## Directions
Below are the records. List every line holding the word "matplotlib".

## Dataset entries

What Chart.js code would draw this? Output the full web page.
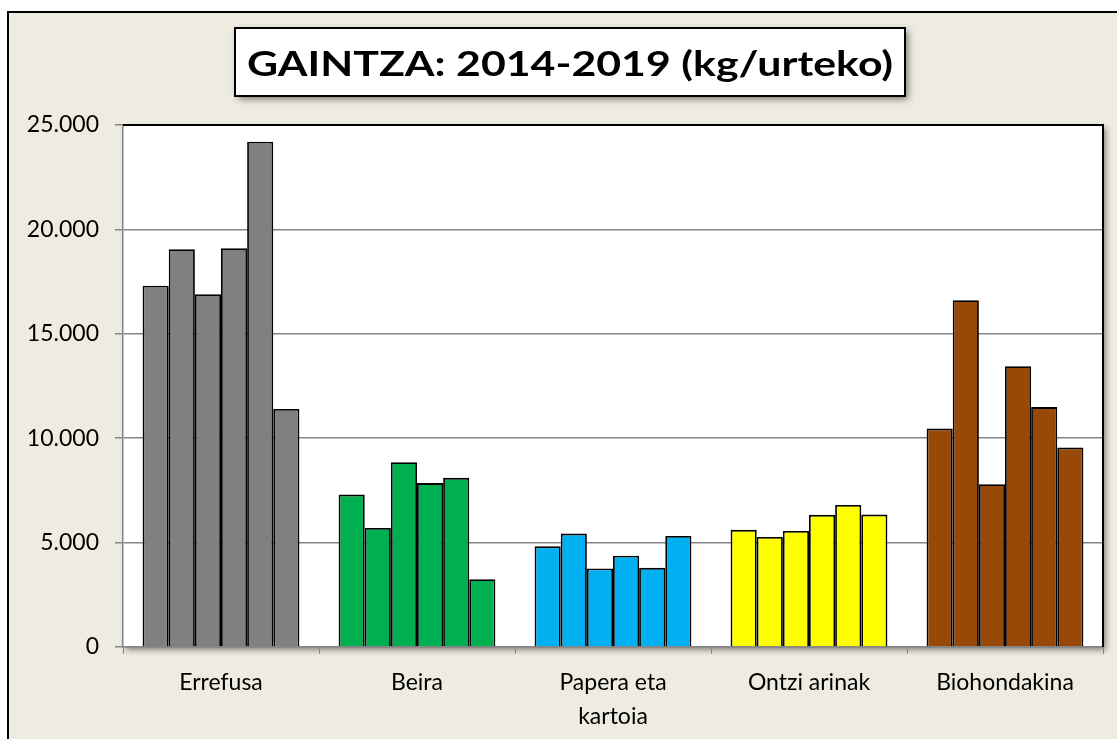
--
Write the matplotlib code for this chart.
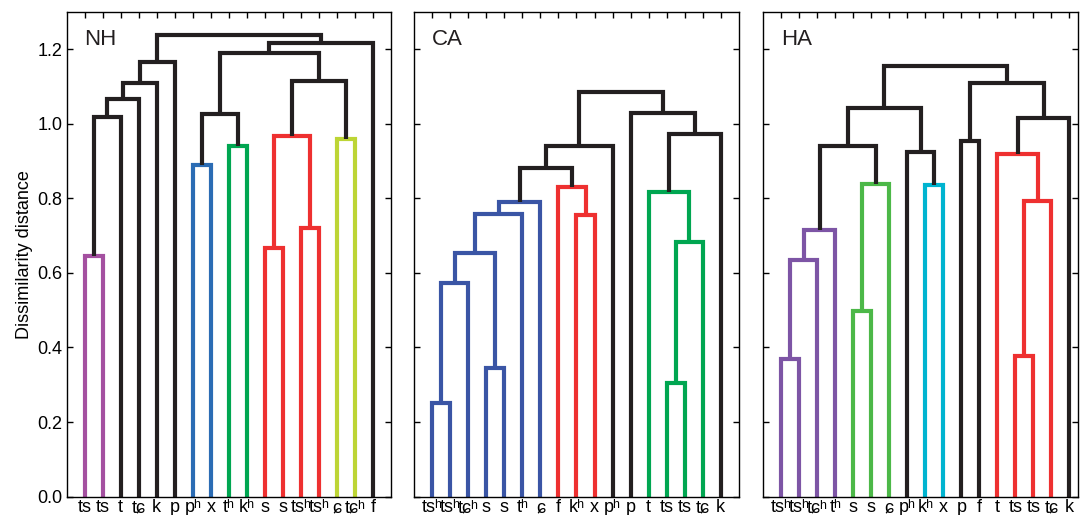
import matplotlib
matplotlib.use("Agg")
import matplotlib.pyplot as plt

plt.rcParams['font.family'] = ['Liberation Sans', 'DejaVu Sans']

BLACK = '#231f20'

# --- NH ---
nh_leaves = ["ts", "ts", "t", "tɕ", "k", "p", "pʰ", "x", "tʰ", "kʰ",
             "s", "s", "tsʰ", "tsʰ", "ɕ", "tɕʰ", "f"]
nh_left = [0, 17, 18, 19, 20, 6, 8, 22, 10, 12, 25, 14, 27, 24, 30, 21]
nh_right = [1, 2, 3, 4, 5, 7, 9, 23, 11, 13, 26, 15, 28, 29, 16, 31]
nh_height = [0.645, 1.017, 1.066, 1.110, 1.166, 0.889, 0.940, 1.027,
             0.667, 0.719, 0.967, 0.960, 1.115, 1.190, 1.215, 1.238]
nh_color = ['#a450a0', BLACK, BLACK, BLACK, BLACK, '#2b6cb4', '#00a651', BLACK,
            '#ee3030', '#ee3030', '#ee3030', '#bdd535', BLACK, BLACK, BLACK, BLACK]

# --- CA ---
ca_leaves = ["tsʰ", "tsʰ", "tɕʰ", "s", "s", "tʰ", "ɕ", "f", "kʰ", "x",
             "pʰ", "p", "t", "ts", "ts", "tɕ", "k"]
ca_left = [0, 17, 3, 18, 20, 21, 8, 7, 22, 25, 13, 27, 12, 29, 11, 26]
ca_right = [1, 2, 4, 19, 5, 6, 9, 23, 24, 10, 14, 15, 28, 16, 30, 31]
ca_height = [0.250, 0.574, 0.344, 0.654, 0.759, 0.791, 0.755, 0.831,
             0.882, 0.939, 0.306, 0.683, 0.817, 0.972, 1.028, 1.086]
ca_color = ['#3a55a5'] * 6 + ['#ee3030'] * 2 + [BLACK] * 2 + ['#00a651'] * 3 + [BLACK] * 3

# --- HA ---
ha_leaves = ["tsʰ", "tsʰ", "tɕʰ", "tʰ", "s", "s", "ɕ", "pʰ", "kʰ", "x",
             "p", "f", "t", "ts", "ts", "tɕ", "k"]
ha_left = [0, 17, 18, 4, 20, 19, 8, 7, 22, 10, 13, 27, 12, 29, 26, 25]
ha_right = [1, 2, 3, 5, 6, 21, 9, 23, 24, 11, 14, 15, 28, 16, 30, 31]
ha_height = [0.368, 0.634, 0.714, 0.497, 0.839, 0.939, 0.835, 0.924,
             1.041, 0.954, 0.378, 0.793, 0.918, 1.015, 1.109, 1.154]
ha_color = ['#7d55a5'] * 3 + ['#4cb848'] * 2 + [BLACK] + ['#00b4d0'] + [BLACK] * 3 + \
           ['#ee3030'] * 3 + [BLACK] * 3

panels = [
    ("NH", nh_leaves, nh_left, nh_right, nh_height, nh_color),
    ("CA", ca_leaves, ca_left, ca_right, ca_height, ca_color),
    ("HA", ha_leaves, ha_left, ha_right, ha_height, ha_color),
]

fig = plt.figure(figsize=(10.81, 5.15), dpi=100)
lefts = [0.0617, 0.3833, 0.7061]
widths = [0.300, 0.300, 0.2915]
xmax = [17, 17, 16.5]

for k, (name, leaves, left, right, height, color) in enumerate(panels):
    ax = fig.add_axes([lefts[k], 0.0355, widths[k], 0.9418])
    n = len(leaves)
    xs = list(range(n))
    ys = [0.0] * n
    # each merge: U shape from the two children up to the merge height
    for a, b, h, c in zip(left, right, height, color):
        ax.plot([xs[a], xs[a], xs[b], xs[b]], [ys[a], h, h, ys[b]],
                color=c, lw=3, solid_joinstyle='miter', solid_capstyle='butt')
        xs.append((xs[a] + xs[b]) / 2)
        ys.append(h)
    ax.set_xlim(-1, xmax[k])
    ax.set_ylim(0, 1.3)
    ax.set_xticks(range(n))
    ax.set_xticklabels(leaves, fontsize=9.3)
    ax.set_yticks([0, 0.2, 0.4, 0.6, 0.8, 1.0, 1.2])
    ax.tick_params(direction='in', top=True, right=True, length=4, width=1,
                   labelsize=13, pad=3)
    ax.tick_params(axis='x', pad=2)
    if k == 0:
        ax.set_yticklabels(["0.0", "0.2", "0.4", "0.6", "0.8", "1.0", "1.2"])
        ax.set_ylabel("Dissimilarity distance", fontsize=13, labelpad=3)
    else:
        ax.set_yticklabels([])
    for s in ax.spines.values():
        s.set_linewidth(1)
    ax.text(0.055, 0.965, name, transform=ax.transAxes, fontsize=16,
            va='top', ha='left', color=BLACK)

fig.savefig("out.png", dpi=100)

## The result
Write the matplotlib code for this chart.
import matplotlib
matplotlib.use("Agg")
import matplotlib.pyplot as plt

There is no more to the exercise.